### EXERCISE
Extract each line from the entries below that has the string "this" in it.
§ §
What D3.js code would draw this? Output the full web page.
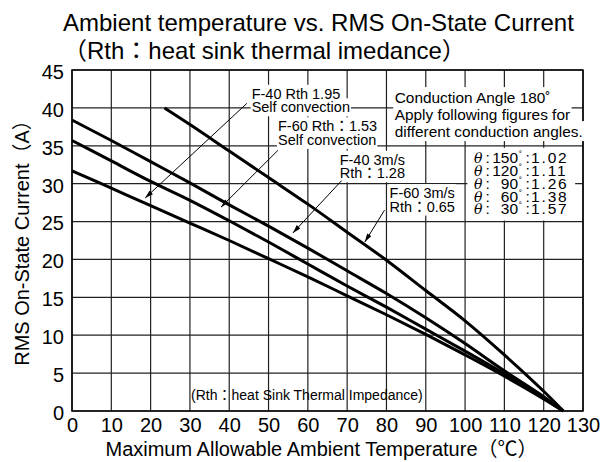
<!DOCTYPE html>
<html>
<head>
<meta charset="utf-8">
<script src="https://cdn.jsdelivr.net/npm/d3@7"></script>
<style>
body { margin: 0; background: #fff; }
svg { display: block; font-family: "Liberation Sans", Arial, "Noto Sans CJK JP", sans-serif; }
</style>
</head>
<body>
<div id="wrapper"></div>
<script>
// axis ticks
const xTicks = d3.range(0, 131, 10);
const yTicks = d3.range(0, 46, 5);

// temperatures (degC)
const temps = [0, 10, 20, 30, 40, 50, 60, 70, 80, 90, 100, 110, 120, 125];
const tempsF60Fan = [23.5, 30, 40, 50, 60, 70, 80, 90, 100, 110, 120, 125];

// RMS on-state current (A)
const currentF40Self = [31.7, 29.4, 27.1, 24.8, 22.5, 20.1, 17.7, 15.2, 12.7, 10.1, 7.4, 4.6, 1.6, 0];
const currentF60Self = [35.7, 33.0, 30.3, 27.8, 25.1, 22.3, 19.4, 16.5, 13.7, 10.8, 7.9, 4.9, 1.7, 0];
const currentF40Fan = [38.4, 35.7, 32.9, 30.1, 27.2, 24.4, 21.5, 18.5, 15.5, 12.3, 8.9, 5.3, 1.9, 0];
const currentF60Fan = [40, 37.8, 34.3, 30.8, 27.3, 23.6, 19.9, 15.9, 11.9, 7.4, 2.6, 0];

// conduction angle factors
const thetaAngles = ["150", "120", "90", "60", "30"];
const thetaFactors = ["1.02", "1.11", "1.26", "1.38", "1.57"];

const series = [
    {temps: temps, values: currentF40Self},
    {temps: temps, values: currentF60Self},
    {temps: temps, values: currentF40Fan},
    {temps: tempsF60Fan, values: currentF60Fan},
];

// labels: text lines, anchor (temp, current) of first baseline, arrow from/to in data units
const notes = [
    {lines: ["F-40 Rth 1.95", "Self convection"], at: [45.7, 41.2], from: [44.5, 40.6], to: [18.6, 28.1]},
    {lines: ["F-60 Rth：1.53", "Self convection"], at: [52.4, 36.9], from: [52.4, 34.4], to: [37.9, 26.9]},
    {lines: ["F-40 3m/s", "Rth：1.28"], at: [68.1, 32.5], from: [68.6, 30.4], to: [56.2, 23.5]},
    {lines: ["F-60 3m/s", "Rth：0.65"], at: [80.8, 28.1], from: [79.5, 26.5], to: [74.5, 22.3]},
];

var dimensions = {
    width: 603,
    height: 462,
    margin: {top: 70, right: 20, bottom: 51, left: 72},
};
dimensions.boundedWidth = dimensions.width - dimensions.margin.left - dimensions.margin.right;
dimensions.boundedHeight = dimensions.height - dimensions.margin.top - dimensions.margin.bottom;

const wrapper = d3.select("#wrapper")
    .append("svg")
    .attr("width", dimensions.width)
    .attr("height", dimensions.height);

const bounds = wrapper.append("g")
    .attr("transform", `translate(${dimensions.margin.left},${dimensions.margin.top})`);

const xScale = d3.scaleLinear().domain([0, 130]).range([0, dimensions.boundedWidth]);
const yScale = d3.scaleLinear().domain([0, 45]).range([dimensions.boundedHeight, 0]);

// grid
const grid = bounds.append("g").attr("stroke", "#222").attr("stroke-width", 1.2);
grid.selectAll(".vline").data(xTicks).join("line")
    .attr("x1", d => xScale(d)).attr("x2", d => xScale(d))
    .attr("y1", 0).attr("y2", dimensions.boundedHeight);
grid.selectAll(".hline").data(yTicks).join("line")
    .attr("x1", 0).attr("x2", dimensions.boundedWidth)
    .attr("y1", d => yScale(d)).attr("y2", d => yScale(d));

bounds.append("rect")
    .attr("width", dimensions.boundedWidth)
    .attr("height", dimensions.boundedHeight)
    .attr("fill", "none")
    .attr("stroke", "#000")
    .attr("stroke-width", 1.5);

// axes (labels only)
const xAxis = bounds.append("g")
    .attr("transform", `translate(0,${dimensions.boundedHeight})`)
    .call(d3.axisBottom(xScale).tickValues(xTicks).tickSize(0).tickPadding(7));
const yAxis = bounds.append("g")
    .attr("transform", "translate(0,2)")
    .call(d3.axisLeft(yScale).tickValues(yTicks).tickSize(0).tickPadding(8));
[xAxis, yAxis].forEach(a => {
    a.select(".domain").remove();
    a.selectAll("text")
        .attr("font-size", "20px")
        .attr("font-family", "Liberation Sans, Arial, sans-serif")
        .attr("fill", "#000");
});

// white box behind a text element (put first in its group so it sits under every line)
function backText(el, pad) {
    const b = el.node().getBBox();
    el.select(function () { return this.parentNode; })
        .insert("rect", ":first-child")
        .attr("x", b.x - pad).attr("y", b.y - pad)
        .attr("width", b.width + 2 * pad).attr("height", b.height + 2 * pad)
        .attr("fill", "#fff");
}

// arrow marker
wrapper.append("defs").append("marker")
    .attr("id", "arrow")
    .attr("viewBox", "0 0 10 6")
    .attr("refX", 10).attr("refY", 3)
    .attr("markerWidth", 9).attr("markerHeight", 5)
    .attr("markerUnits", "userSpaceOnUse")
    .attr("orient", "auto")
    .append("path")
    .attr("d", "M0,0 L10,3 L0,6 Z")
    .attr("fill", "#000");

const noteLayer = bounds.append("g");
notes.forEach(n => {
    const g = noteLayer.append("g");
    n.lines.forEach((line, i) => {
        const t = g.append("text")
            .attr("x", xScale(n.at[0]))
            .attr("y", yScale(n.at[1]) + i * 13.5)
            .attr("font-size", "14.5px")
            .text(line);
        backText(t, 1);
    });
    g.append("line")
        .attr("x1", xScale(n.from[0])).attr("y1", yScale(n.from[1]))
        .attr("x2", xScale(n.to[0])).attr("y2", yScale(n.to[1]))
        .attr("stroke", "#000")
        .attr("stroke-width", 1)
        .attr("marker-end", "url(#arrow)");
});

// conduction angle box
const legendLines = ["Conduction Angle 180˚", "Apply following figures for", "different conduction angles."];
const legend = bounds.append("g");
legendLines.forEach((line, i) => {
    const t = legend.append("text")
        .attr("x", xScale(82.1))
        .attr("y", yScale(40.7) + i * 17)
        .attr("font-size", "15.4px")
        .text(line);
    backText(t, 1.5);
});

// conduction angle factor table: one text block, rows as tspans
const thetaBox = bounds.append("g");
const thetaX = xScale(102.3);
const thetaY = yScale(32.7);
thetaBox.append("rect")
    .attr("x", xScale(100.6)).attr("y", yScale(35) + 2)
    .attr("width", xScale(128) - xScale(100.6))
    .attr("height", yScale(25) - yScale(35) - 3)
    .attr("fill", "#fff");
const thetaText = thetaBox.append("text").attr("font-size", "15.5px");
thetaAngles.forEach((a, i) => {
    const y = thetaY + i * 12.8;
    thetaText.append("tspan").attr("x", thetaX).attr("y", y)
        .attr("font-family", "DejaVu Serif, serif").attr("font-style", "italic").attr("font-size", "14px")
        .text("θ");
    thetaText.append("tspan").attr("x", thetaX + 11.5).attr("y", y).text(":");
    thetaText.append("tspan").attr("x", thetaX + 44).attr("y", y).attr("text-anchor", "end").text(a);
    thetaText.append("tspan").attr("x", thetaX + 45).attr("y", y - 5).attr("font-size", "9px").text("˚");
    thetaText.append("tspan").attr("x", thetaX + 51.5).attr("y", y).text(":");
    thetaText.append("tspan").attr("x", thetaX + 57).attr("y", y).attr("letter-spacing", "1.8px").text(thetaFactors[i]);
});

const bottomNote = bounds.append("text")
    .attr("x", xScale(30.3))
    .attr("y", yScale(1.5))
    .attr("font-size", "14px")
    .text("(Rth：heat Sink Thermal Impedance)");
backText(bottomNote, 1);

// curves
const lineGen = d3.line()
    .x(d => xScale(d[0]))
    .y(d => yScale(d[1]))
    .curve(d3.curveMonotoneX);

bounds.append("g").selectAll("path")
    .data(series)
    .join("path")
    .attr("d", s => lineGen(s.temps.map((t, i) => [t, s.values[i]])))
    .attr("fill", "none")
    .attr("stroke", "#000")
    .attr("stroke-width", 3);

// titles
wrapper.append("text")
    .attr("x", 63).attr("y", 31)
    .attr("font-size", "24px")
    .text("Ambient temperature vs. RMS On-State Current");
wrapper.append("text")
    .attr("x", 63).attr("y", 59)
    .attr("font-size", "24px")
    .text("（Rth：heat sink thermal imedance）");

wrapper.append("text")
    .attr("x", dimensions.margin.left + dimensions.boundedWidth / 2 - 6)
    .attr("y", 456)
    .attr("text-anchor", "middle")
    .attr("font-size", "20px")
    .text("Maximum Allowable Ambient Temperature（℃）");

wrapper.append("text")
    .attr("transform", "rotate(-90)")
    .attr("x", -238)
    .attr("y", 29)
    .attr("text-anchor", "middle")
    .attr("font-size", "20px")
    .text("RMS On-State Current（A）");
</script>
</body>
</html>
§ §
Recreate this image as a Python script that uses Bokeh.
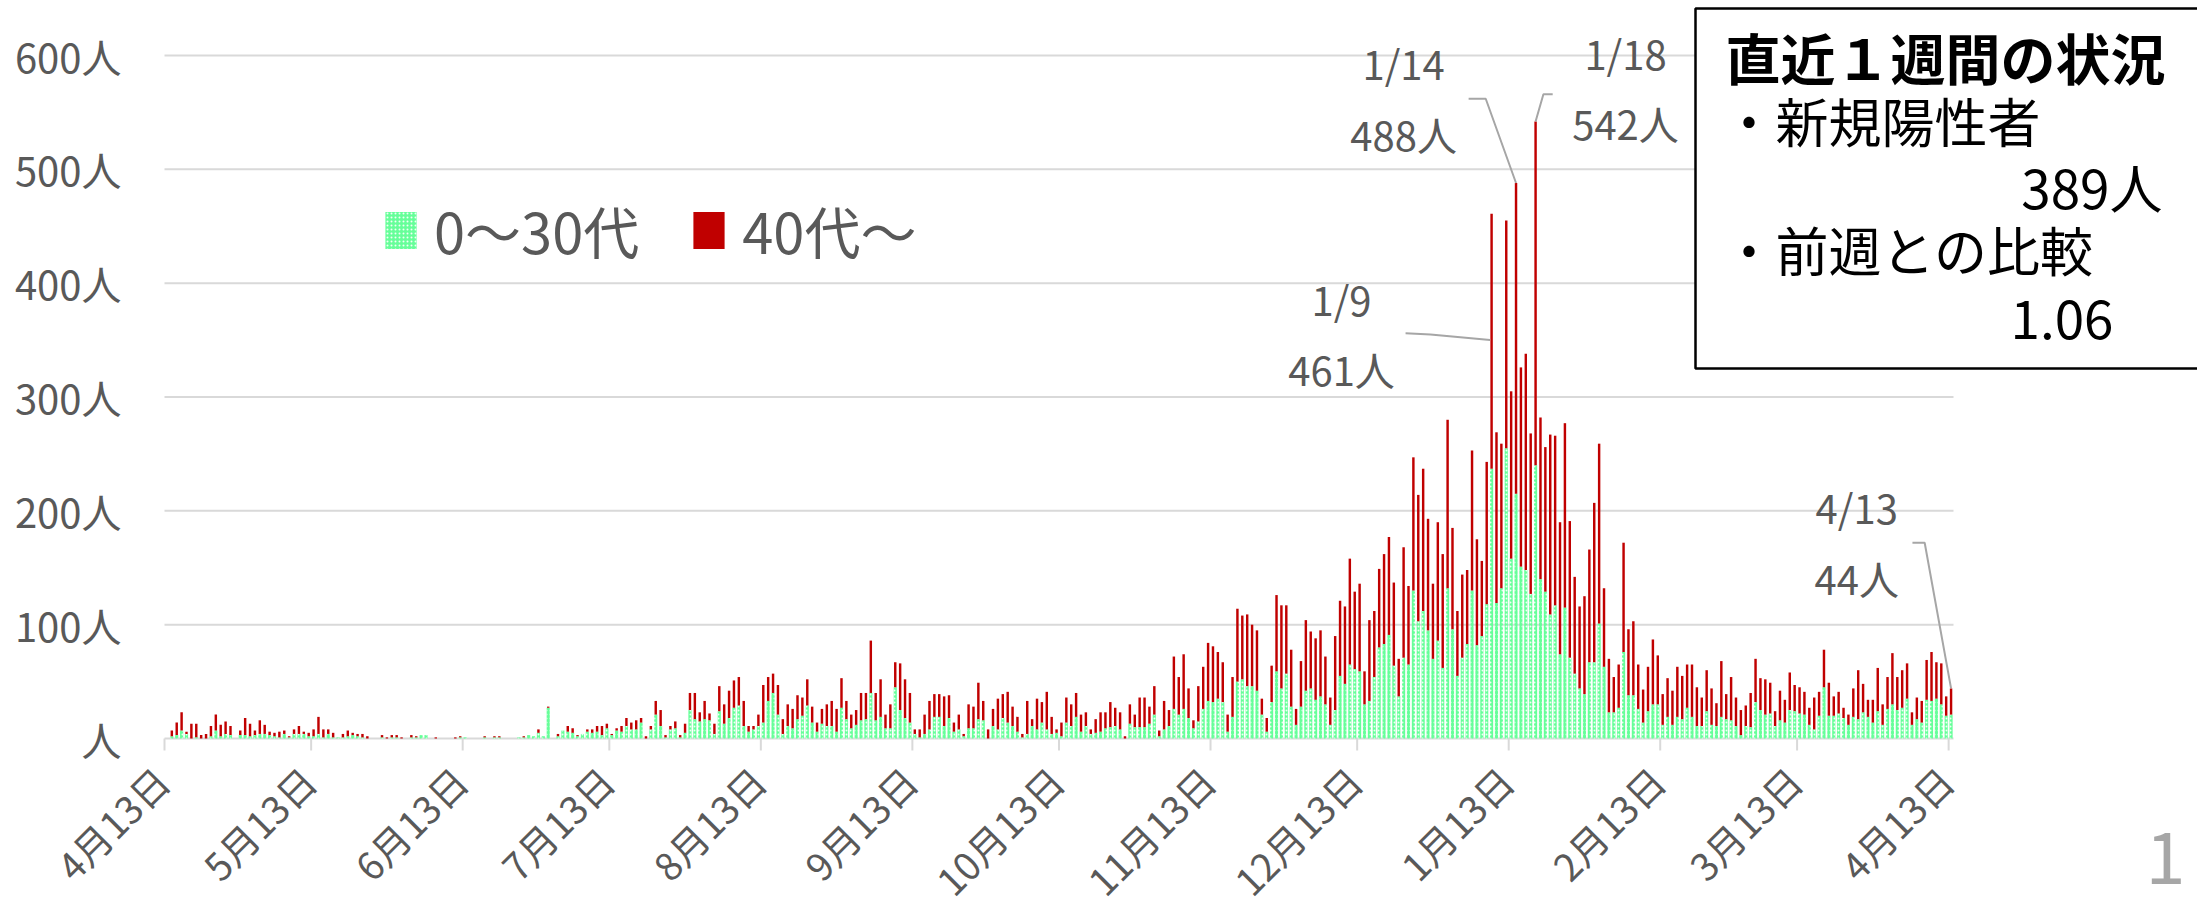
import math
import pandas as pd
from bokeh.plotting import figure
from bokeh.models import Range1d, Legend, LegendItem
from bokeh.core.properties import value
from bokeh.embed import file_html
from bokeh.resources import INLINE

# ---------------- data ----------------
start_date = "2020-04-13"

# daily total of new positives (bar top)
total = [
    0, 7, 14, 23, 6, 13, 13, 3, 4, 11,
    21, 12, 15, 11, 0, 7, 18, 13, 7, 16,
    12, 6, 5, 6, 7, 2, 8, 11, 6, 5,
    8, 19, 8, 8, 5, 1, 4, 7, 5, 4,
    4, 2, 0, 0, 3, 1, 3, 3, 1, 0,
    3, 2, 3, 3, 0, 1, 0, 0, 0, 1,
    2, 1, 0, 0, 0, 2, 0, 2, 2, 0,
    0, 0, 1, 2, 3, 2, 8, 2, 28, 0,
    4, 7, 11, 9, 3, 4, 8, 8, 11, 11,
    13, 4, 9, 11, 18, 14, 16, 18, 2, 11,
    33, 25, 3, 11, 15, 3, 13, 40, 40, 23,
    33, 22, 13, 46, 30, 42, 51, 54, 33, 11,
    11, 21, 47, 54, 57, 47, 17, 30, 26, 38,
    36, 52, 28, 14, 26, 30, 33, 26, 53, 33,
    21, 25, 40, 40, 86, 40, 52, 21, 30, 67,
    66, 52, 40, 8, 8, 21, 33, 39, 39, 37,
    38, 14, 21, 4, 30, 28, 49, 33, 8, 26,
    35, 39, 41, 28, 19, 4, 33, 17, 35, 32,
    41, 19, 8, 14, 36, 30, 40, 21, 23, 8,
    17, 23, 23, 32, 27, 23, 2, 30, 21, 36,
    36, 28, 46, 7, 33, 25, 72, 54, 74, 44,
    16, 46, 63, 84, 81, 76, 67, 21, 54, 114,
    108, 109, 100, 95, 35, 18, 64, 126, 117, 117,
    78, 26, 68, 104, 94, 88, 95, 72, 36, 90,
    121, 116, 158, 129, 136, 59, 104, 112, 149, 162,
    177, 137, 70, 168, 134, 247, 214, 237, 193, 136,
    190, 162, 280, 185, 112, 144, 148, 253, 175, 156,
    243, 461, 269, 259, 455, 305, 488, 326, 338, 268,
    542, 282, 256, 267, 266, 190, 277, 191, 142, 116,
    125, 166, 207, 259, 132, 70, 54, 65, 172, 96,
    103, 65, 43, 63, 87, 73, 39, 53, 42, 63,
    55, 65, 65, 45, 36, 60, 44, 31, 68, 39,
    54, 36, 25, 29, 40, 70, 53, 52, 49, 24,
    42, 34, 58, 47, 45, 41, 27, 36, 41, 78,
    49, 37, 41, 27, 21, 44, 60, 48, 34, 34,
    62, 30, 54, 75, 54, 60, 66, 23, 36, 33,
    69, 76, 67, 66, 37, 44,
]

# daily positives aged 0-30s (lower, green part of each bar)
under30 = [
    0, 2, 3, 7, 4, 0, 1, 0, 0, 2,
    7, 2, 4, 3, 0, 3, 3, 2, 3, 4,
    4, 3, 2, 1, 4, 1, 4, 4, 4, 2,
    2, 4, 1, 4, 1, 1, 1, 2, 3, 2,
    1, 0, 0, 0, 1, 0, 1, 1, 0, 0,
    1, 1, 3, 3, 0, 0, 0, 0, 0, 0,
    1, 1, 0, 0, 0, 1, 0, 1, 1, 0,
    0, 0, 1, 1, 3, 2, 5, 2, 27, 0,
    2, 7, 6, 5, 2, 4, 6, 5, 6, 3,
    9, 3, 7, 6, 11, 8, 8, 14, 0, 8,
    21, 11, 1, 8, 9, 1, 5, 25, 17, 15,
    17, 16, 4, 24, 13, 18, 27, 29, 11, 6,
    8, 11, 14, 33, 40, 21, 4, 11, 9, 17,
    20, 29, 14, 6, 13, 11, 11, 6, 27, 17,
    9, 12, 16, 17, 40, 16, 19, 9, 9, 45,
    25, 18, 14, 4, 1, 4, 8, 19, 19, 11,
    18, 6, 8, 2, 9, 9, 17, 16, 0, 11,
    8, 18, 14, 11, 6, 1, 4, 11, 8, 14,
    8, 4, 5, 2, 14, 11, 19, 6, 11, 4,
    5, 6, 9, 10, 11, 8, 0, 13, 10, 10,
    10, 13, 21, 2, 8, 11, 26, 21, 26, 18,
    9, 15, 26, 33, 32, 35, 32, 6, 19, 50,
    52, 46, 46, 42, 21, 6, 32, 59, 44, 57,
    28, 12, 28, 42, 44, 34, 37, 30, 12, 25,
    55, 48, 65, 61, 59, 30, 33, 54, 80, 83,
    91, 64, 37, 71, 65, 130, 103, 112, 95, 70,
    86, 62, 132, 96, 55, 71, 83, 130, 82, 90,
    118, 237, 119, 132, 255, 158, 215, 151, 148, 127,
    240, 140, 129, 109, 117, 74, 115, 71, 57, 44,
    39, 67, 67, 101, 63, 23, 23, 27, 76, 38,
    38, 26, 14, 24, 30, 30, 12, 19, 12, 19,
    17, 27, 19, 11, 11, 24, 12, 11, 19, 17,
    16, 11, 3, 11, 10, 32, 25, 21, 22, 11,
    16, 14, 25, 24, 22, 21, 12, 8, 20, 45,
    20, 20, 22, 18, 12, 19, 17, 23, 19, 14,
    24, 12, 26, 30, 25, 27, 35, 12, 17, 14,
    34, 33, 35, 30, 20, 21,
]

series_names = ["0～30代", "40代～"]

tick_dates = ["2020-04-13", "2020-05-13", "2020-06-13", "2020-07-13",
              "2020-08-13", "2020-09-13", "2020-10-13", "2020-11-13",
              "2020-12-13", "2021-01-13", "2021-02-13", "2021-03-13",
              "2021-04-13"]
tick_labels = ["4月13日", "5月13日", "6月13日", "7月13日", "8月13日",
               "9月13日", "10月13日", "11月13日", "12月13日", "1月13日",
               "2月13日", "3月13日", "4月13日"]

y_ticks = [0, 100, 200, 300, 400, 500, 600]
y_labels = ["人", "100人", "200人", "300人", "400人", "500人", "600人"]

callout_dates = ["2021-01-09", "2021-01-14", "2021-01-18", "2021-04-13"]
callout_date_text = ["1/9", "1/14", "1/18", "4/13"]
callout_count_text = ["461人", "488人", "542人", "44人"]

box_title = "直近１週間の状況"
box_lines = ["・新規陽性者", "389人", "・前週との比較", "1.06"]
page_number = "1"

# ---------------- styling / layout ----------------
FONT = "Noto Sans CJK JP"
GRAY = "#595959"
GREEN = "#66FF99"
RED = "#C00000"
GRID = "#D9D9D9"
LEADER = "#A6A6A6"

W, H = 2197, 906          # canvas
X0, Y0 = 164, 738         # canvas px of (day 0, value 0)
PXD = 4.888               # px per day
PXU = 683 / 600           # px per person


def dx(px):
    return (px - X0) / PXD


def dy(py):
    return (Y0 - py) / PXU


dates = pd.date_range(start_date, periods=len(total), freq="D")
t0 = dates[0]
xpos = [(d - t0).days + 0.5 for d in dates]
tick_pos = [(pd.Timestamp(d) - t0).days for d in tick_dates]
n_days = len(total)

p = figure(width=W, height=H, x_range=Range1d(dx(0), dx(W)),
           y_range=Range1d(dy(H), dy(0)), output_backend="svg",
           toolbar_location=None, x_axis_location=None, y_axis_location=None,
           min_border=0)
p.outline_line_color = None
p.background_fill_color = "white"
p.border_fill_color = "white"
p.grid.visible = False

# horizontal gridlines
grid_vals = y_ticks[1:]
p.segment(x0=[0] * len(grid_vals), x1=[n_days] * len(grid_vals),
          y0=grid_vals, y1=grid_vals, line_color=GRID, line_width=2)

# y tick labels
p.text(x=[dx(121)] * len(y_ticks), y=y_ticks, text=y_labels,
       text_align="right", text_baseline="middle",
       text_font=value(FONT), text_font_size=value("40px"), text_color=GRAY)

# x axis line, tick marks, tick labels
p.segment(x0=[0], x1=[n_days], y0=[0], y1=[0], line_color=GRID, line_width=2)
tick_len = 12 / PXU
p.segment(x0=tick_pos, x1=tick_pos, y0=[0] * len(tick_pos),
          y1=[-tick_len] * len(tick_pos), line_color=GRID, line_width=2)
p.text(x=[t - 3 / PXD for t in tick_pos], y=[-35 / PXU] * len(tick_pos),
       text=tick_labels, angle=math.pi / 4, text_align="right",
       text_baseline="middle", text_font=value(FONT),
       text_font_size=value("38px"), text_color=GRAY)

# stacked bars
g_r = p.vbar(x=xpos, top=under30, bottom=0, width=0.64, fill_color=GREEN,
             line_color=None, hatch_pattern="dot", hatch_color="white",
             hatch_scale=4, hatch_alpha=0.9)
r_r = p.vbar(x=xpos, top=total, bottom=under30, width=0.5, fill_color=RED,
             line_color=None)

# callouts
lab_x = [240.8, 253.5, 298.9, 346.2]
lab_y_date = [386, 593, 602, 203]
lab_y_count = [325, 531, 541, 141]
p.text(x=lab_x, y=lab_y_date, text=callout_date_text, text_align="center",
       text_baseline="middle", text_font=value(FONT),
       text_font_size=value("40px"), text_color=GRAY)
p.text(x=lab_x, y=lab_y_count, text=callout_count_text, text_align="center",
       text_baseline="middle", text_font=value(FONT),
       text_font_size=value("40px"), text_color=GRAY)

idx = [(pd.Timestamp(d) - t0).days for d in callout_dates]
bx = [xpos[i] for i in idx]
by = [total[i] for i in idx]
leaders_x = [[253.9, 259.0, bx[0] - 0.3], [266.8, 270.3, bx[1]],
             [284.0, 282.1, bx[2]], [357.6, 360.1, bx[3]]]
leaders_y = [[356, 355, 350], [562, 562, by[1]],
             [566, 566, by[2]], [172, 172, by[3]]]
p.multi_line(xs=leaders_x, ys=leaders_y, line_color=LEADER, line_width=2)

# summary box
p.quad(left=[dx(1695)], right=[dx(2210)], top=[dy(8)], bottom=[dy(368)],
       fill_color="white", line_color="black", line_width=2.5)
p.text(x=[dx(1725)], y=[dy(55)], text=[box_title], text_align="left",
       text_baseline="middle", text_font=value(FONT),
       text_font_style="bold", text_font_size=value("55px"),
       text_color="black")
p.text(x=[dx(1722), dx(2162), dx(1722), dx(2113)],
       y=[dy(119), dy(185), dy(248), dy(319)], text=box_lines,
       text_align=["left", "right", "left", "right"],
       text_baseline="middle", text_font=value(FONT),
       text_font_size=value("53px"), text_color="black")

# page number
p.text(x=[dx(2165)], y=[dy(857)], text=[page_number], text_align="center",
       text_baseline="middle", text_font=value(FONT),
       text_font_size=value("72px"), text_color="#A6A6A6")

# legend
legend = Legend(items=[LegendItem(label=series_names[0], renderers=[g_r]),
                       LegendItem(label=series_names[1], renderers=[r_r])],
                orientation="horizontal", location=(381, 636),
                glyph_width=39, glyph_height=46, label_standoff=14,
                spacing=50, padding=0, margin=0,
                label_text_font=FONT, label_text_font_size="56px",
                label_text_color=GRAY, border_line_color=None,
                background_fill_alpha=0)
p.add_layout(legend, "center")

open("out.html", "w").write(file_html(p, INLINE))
§ §
### OUTPUT BELOW
What D3.js code would draw this? Output the full web page.
    el.select(function () { return this.parentNode; })
Recreate this image as a Python script that uses Bokeh.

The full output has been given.